> [Source data]:
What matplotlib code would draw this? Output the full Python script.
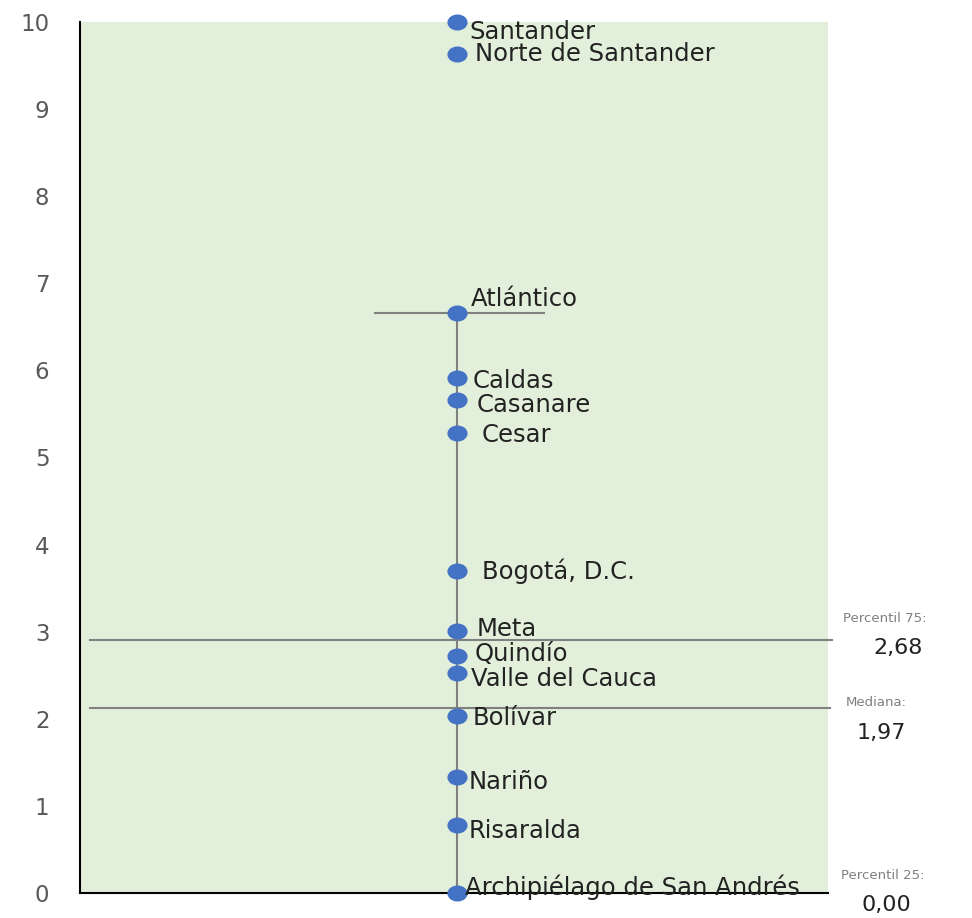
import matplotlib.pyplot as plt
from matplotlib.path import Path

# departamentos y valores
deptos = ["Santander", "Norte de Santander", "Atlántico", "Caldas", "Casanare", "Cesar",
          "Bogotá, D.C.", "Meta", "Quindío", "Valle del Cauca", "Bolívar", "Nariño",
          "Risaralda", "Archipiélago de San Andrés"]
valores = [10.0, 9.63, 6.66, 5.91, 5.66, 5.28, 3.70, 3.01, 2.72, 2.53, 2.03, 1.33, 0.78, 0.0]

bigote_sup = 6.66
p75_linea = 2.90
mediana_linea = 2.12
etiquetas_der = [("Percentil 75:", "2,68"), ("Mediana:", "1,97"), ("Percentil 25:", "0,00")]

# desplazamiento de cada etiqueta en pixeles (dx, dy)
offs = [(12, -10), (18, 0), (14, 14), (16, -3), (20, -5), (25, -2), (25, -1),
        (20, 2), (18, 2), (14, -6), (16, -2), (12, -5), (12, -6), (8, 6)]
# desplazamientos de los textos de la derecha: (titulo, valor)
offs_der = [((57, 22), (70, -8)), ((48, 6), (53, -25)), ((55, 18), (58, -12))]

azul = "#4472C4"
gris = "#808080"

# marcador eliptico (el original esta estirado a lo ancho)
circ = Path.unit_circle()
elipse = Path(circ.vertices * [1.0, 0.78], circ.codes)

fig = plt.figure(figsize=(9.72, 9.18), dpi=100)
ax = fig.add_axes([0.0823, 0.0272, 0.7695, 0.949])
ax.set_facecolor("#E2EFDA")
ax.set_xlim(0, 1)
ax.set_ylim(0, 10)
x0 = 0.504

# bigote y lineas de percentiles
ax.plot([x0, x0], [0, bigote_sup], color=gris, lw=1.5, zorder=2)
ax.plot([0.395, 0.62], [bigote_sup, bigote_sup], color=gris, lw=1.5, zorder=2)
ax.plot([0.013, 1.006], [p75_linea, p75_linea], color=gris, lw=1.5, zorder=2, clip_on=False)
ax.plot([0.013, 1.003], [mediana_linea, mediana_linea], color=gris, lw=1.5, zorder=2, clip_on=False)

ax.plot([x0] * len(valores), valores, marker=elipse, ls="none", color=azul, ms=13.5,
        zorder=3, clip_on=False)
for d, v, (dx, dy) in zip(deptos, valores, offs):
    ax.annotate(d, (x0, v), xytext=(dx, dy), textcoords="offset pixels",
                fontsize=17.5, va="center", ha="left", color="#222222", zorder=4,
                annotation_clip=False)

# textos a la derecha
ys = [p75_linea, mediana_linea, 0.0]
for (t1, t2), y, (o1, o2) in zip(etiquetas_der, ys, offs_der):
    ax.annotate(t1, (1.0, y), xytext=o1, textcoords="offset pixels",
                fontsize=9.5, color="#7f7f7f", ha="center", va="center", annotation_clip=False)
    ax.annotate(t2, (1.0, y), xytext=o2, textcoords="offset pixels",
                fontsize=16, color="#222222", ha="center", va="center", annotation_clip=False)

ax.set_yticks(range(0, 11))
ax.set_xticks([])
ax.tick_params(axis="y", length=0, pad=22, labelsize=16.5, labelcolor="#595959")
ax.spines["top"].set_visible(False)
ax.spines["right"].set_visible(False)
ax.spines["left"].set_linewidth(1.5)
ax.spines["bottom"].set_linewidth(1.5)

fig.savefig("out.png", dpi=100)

> [Instruction]: Your task is to return the lines above, from the first one up to and including the line containing "mediana_linea], color=gris, lw=1.5, zorder=2, clip_on=False)", minus any pictures.

> [Exercise answer]:
What matplotlib code would draw this? Output the full Python script.
import matplotlib.pyplot as plt
from matplotlib.path import Path

# departamentos y valores
deptos = ["Santander", "Norte de Santander", "Atlántico", "Caldas", "Casanare", "Cesar",
          "Bogotá, D.C.", "Meta", "Quindío", "Valle del Cauca", "Bolívar", "Nariño",
          "Risaralda", "Archipiélago de San Andrés"]
valores = [10.0, 9.63, 6.66, 5.91, 5.66, 5.28, 3.70, 3.01, 2.72, 2.53, 2.03, 1.33, 0.78, 0.0]

bigote_sup = 6.66
p75_linea = 2.90
mediana_linea = 2.12
etiquetas_der = [("Percentil 75:", "2,68"), ("Mediana:", "1,97"), ("Percentil 25:", "0,00")]

# desplazamiento de cada etiqueta en pixeles (dx, dy)
offs = [(12, -10), (18, 0), (14, 14), (16, -3), (20, -5), (25, -2), (25, -1),
        (20, 2), (18, 2), (14, -6), (16, -2), (12, -5), (12, -6), (8, 6)]
# desplazamientos de los textos de la derecha: (titulo, valor)
offs_der = [((57, 22), (70, -8)), ((48, 6), (53, -25)), ((55, 18), (58, -12))]

azul = "#4472C4"
gris = "#808080"

# marcador eliptico (el original esta estirado a lo ancho)
circ = Path.unit_circle()
elipse = Path(circ.vertices * [1.0, 0.78], circ.codes)

fig = plt.figure(figsize=(9.72, 9.18), dpi=100)
ax = fig.add_axes([0.0823, 0.0272, 0.7695, 0.949])
ax.set_facecolor("#E2EFDA")
ax.set_xlim(0, 1)
ax.set_ylim(0, 10)
x0 = 0.504

# bigote y lineas de percentiles
ax.plot([x0, x0], [0, bigote_sup], color=gris, lw=1.5, zorder=2)
ax.plot([0.395, 0.62], [bigote_sup, bigote_sup], color=gris, lw=1.5, zorder=2)
ax.plot([0.013, 1.006], [p75_linea, p75_linea], color=gris, lw=1.5, zorder=2, clip_on=False)
ax.plot([0.013, 1.003], [mediana_linea, mediana_linea], color=gris, lw=1.5, zorder=2, clip_on=False)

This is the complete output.